Phone bills are long enough already, with all of the taxes added by various agencies which can drive cell phone users to a simpler phone plan -- a prepaid cell phone where taxes usually aren't added.

"If it doesn't move, somebody somewhere is going to try to tax it," said Eli Lehrer, who runs the finance project at the Heartland Institute, a national think tank that focuses on the states.

Taxes on cell phones and other utilities are burdensome enough, and also are a disincentive to businesses and people who want to move to such cities, Lehrer told WalletPop in a telephone interview.

"With mobile phones the tax seems laughably easy to avoid," he said.

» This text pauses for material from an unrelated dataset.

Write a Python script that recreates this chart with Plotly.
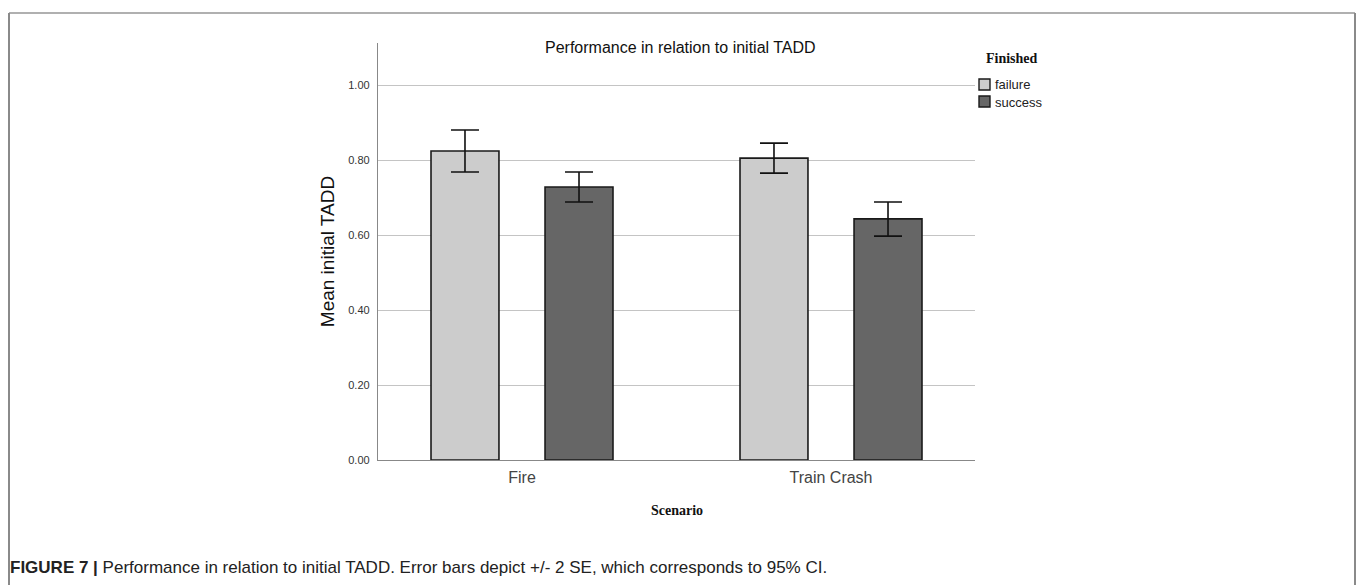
import plotly.graph_objects as go

# Mean initial TADD by scenario and finish outcome, with +/- 2 SE bounds
scenarios = ["Fire", "Train Crash"]
failure_mean = [0.824, 0.805]
failure_hi = [0.880, 0.845]
failure_lo = [0.768, 0.765]
success_mean = [0.728, 0.643]
success_hi = [0.768, 0.688]
success_lo = [0.688, 0.597]
y_ticks = [0.0, 0.2, 0.4, 0.6, 0.8, 1.0]
y_tick_text = ["0.00", "0.20", "0.40", "0.60", "0.80", "1.00"]

W, H = 1357, 585
L, R, T, B = 378, 975, 43, 460  # plot area in pixels


def px(x):
    return (x - L) / (R - L)


def py(y):
    return (B - y) / (B - T)


def err(mean, hi, lo):
    return dict(type="data", symmetric=False,
                array=[h - m for h, m in zip(hi, mean)],
                arrayminus=[m - l for m, l in zip(mean, lo)],
                color="#111111", thickness=1.6, width=14)


fig = go.Figure()
fig.add_bar(name="failure", x=scenarios, y=failure_mean,
            error_y=err(failure_mean, failure_hi, failure_lo),
            marker=dict(color="#cccccc", line=dict(color="#1a1a1a", width=1.6)))
fig.add_bar(name="success", x=scenarios, y=success_mean,
            error_y=err(success_mean, success_hi, success_lo),
            marker=dict(color="#666666", line=dict(color="#1a1a1a", width=1.6)))

fig.update_layout(
    width=W, height=H,
    margin=dict(l=L, r=W - R, t=T, b=H - B),
    paper_bgcolor="white", plot_bgcolor="white",
    barmode="group", bargap=0.262, bargroupgap=0.404,
    showlegend=False,
    font=dict(family="Liberation Sans, Arial, sans-serif", color="#222222"),
)
fig.update_xaxes(
    type="category", range=[-0.466, 1.466],
    showline=True, linecolor="#888888", linewidth=1.3,
    showgrid=False, ticks="", ticklabelstandoff=3,
    tickfont=dict(size=16, color="#444444"),
)
fig.update_yaxes(
    range=[0, 1.112], tickvals=y_ticks, ticktext=y_tick_text,
    showline=True, linecolor="#888888", linewidth=1.3,
    showgrid=True, gridcolor="#c4c4c4", gridwidth=1.3, zeroline=False,
    ticks="", ticklabelstandoff=5,
    tickfont=dict(size=11, color="#333333"),
    title=dict(text="Mean initial TADD", font=dict(size=19, color="#111111"),
               standoff=8),
)

annotations = [
    dict(text="Performance in relation to initial TADD", x=px(680), y=py(47),
         font=dict(size=16, color="#111111")),
    dict(text="<b>Scenario</b>", x=px(677), y=py(511),
         font=dict(family="Liberation Serif, serif", size=14, color="#111111")),
    dict(text="<b>Finished</b>", x=px(1012), y=py(59),
         font=dict(family="Liberation Serif, serif", size=14, color="#111111")),
    dict(text="failure", x=px(993), y=py(84), xanchor="left",
         font=dict(size=13, color="#222222")),
    dict(text="success", x=px(993), y=py(102), xanchor="left",
         font=dict(size=13, color="#222222")),
    dict(text="<b>FIGURE 7 |</b> Performance in relation to initial TADD. "
              "Error bars depict +/- 2 SE, which corresponds to 95% CI.",
         x=px(8), y=py(567), xanchor="left",
         font=dict(size=17, color="#222222")),
]
for a in annotations:
    a.update(xref="paper", yref="paper", showarrow=False)
    a.setdefault("xanchor", "center")
    a["yanchor"] = "middle"
fig.update_layout(annotations=annotations)

shapes = [
    # legend swatches
    dict(type="rect", x0=px(979), x1=px(990), y0=py(79), y1=py(90),
         fillcolor="#cccccc", line=dict(color="#1a1a1a", width=1.4)),
    dict(type="rect", x0=px(979), x1=px(990), y0=py(96), y1=py(107),
         fillcolor="#666666", line=dict(color="#1a1a1a", width=1.4)),
    # page frame
    dict(type="line", x0=px(9), x1=px(1355), y0=py(13), y1=py(13),
         line=dict(color="#b0b0b0", width=2)),
    dict(type="line", x0=px(9), x1=px(9), y0=py(13), y1=py(590),
         line=dict(color="#8a8a8a", width=2)),
    dict(type="line", x0=px(1355), x1=px(1355), y0=py(13), y1=py(590),
         line=dict(color="#8a8a8a", width=2)),
]
for s in shapes:
    s.update(xref="paper", yref="paper")
fig.update_layout(shapes=shapes)

fig.write_html("out.html")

Options include buying a prepaid cell phone, having the bill sent to your work, establishing a mailing address in the state with the lowest cell phone taxes, changing the origin of your cell phone number to that state (Nevada is the lowest), and lowering the cost of your cell phone calling plan. Changing your cell phone number to Idaho may not be ethical if you live in California, but it saved one caller $60 a year.

In tight fiscal times, governments such as Pleasant Hill always get creative in finding more money, Lehrer said. Blame the IRS, at least in part.

In 2006, the IRS admitted that the previous 3.5 years of taxes it had collected on long-distance service were illegal. Bundled services of flat-fee plans offered by wireless carriers that included both local and long distance service were exempt from federal taxation. When California cities realized their public utilities taxes no longer applied to the plans, they amended their statutes to increase their revenue.

Pleasant Hill says on its website that without the tax increase, city services such as police, pothole repair, library hours and graffiti cleanup may be cut. The city already has a landline local telephone service tax of 1%, and the new 1.5% tax includes more utilities: cell phone, cable TV, gas, electric, water and sewer services. Garbage collection and satellite TV wouldn't be included.

The tax would generate $1.2 million annually, or $9.52 a month for a family of four with a typical monthly utilities bill of $635, according to the city.

A city report states that nearly 150 cities in California already have such utility user taxes, ranging from 1% to 11%, with the most common rate at 5%. It estimates that 30 Bay Area cities have such ordinances, with Pleasant Hill's the lowest.

That ought to be good news for voters there -- they don't have a tax yet on cell phone and Internet service, but if they approve this measure, their tax will be the lowest in the area.